All this said, there are some pretty good modules out there alongside some pretty bad ones. I'll have to compile my own list of good ones, but it'll be largely culled from Bryce's suggestions.

1 comment:

  1. I'll strongly second the summary and concise writing. Now that I'm re-reading Out of the Abyss I'm fully grokking just how hard it would be to pick up the book and run it without a close reading of the entire book. It's a little frustrating that information important to a decision the PCs make in Chapter 2 is buried in Chapter 7 and that the plot that drives the adventure isn't spelled out until Chapter 13 (if I recall, correct, in any case it was deep in the second half of the book).

    And I'd add Organization to the list as a standard.
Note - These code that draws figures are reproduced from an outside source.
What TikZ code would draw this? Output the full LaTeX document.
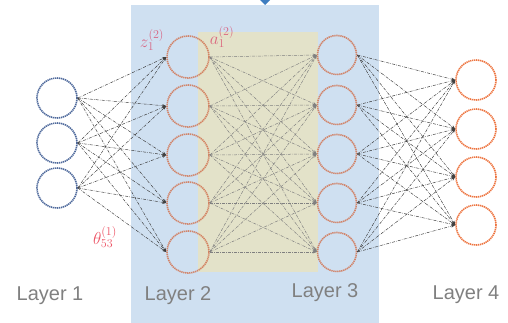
\documentclass[tikz,border=0pt]{standalone}
\usepackage{fontspec}
\setsansfont{Liberation Sans}
\usetikzlibrary{arrows.meta}

\definecolor{panelblue}{HTML}{CFE0F1}
\definecolor{panelsand}{HTML}{E3E2C9}
\definecolor{markerblue}{HTML}{3E7DC0}
\definecolor{inputcol}{HTML}{2F4F8A}
\definecolor{hiddencol}{HTML}{D27452}
\definecolor{outputcol}{HTML}{EA5C1E}
\definecolor{notecol}{HTML}{DA4A6C}
\definecolor{weightcol}{HTML}{E8283E}

\tikzset{
  neuron/.style={circle, minimum size=40pt, inner sep=0pt,
    line width=1.6pt, dash pattern=on 1.3pt off 0.7pt, draw opacity=0.85},
  link/.style={line width=0.5pt, draw=black!75,
    dash pattern=on 3pt off 1.2pt on 0.6pt off 1.2pt,
    -{Stealth[length=4pt,width=3pt]}},
  softlink/.style={link, draw=black!50},
  layerlabel/.style={font=\sffamily\fontsize{20}{20}\selectfont, text=black!50},
  note/.style={font=\fontsize{17}{17}\selectfont, text=notecol, text opacity=0.8},
}

\begin{document}
\begin{tikzpicture}[x=1pt,y=-1pt]
\useasboundingbox (0,0) rectangle (508,323);
\clip (0,0) rectangle (508,323);

% background panels for the hidden layers
\fill[panelblue] (131,5) rectangle (379,323);
\fill[panelsand] (198,32) rectangle (318,272);
\fill[markerblue] (265,-5) -- (270,0) -- (265,5) -- (260,0) -- cycle;

% neurons
\foreach \i/\y in {1/98, 2/143, 3/188}
  \node[neuron, draw=inputcol] (in-\i) at (57,\y) {};
\foreach \i/\y in {1/57, 2/106, 3/155, 4/203, 5/252}
  \node[neuron, draw=hiddencol, minimum size=42pt] (ha-\i) at (188,\y) {};
\foreach \i/\y in {1/55, 2/105, 3/154, 4/203, 5/252}
  \node[neuron, draw=hiddencol, minimum size=39pt] (hb-\i) at (337,\y) {};
\foreach \i/\y in {1/80, 2/129, 3/177, 4/225}
  \node[neuron, draw=outputcol] (out-\i) at (476,\y) {};

% weighted connections
\foreach \i in {1,2,3}
  \foreach \j in {1,...,5}
    \draw[link] (in-\i.east) -- (ha-\j.west);
\foreach \i in {1,...,5}
  \foreach \j in {1,...,5}
    \draw[softlink] (ha-\i.east) -- (hb-\j.west);
\foreach \i in {1,...,5}
  \foreach \j in {1,...,4}
    \draw[link] (hb-\i.east) -- (out-\j.west);

% annotations
\node[note] (zlab) at (152,40) {$z_1^{(2)}$};
\node[note] (alab) at (222,37) {$a_1^{(2)}$};
\node[note, text=weightcol, font=\fontsize{18}{18}\selectfont] (wlab) at (105,237) {$\theta_{53}^{(1)}$};

% layer captions
\node[layerlabel] (cap1) at (50,296) {Layer 1};
\node[layerlabel] (cap2) at (178,296) {Layer 2};
\node[layerlabel] (cap3) at (325,293) {Layer 3};
\node[layerlabel] (cap4) at (466,295) {Layer 4};
\end{tikzpicture}
\end{document}
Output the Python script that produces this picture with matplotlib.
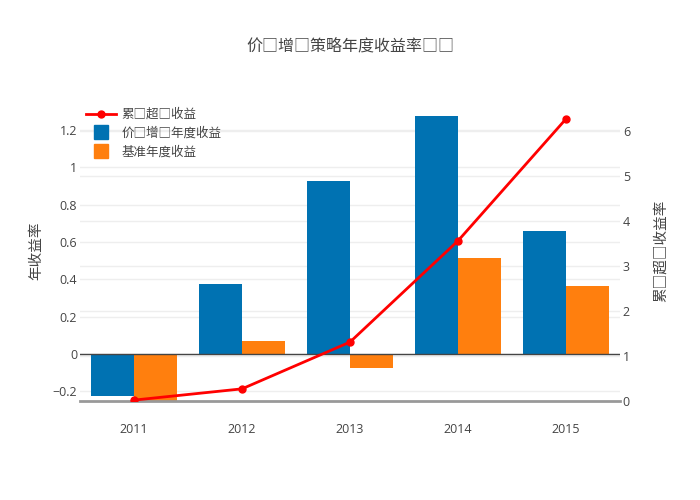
import matplotlib
matplotlib.use("Agg")
import matplotlib.pyplot as plt
from matplotlib.lines import Line2D
import numpy as np

plt.rcParams['font.family'] = ['Open Sans', 'Noto Sans CJK SC', 'DejaVu Sans']

years = ['2011', '2012', '2013', '2014', '2015']
value_growth = [-0.225, 0.375, 0.927, 1.275, 0.659]
benchmark = [-0.262, 0.07, -0.075, 0.514, 0.364]
cum_excess = [0.02, 0.27, 1.31, 3.56, 6.27]

title = "价□增□策略年度收益率□□"
name_line = "累□超□收益"
name_blue = "价□增□年度收益"
name_orange = "基准年度收益"
ylabel_left = "年收益率"
ylabel_right = "累□超□收益率"

txt = '#444444'
grid = '#eeeeee'
blue = '#0072b2'
orange = '#ff7f0e'

fig = plt.figure(figsize=(7, 5), dpi=100)
ax = fig.add_axes([80/700, 99/500, 540/700, 301/500])
ax2 = ax.twinx()

x = np.arange(len(years))
w = 0.4
ax.bar(x - w/2, value_growth, w, color=blue, zorder=2)
ax.bar(x + w/2, benchmark, w, color=orange, zorder=2)
ax.set_xlim(-0.5, 4.5)
lo, hi = -0.252, 1.36
ax.set_ylim(lo, hi)
ax.set_yticks([-0.2, 0, 0.2, 0.4, 0.6, 0.8, 1, 1.2])
ax.set_yticklabels(['−0.2', '0', '0.2', '0.4', '0.6', '0.8', '1', '1.2'])
ax.grid(axis='y', color=grid, lw=1, zorder=0)
ax.axhline(0, color=txt, lw=1, zorder=3)
ax.set_xticks(x)
ax.set_xticklabels(years)

r_lo, r_hi = 0, 6.69
ax2.plot(x, cum_excess, color='#ff0000', lw=2, marker='o', ms=5, zorder=4)
ax2.set_ylim(r_lo, r_hi)
ax2.set_yticks(range(7))
# right-axis gridlines drawn behind the bars
for t in range(1, 7):
    ax.axhline(lo + (t - r_lo) / (r_hi - r_lo) * (hi - lo), color=grid, lw=1, zorder=0)
ax2.set_zorder(ax.get_zorder() + 1)
ax2.patch.set_visible(False)

for a in (ax, ax2):
    for s in a.spines.values():
        s.set_visible(False)
    a.tick_params(length=0, colors=txt, labelsize=9)
ax.spines['bottom'].set_visible(True)
ax.spines['bottom'].set_color('#999999')
ax.spines['bottom'].set_linewidth(2)
ax.tick_params(axis='x', pad=16)
ax.tick_params(axis='y', pad=2)
ax2.tick_params(axis='y', pad=2)

ax.set_ylabel(ylabel_left, color=txt, fontsize=10.5, labelpad=6)
ax2.set_ylabel(ylabel_right, color=txt, fontsize=10.5, labelpad=17)

fig.text(0.5, 0.907, title, ha='center', va='center', color=txt, fontsize=11.5)

handles = [
    Line2D([], [], color='#ff0000', lw=2, marker='o', ms=5),
    Line2D([], [], color=blue, lw=0, marker='s', ms=10),
    Line2D([], [], color=orange, lw=0, marker='s', ms=10),
]
ax2.legend(handles, [name_line, name_blue, name_orange], loc='upper left',
           bbox_to_anchor=(0.0, 0.994), frameon=False, fontsize=9,
           labelcolor=txt, handlelength=2.4, handletextpad=0.4, labelspacing=0.45,
           borderaxespad=0.1)

fig.savefig('out.png', dpi=100)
Running A Red and Pleasant Land by the seat of my pants is extremely easy because I know just where to go when I need to look something up, but with Out of the Abyss, I've prepped the first two chapters and I've already written out two pages of notes, re-typed out a set of random terrain/encounter tables so that I have all the tables on a single page, created a Pursuit tracking sheet, copied and pasted the food/water rules from the Basic rules PDF and created a carrying capacity chart. And I know I'd be doing more prep if I hadn't sprung for some fancy digital maps so I had clean maps without DM notations to show players and hadn't lucked upon two separate NPC aids for the 11! NPCs that are important to the start of the campaign. One of the most frustrating things is that when OOTA references another D&D product, it gives the chapter, at most, and not the page, which, whatever, I get that maybe a reprint would have the Madness rules on a slightly different page, but on the other hand it's 3pgs out of a 27 page chapter, so without jotting down the page in my notes or marking with a sticky note I'd be constantly shuffling through my DMG. The same with monsters, when you look at the Grell entry in the random encounters section it has all the fluff and flavor, but you're left on your own for finding the stats, which isn't too bad for the Grell, but for things like the various Giant Spiders where they got stuck inexplicably in the back section of the MM as a "beast" it would be handy to have the page.